In years to come, there would be a lot of changes in the entertainment sector of this country. Abuja is where the decisions are made and by being there, I could help influence some of them. The government employs entertainment to get their wants. They use entertainment when seeking our votes and after that, they leave us to suffer.

How do you decide or spot the artist you work with?
I like people who are calm and humble. People who like criticism and do not take it wrongly; people who like sharing things. Some artists are very arrogant and till today, they are nowhere.

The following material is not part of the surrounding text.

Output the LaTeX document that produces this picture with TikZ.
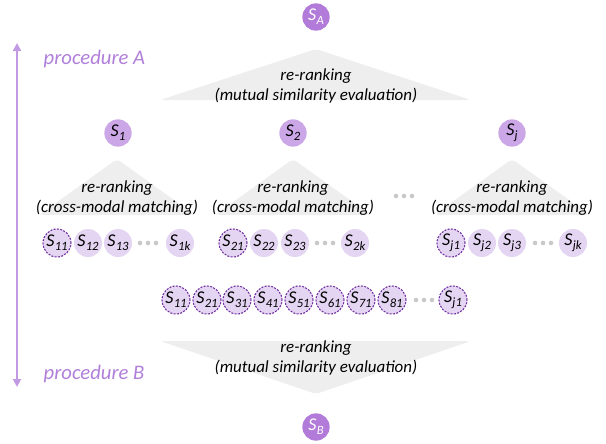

When you started production while still in school, didn't if affect your studies?
It did. I almost dropped out of school and my parents threw me out of the house. We fought a lot and they really kicked against it, but after a while, they found out that everything is not about going to school. Schooling alone doesn't make a man, but it is actually getting the education that makes one. If I decide to sit down and study music, that is part of it. I must not have a degree in Engineering or read one course or the other before I can succeed in life. So many people are studying different courses in the university because of their parents. One has to find out what he or she is really good at and go after it. Otherwise you will end up a failure, whether you go to school or not.

Tell us about your wife
My wife has been with me for four years now. She's been singing. She is one of the Desperate Chicks. They featured on Charly Boy and Dr. Alban's song, “Shayo Plenty”. She is a very understanding person and I understand her too. Since both of us are in showbiz, we are most of the time out for one for commitment or the other.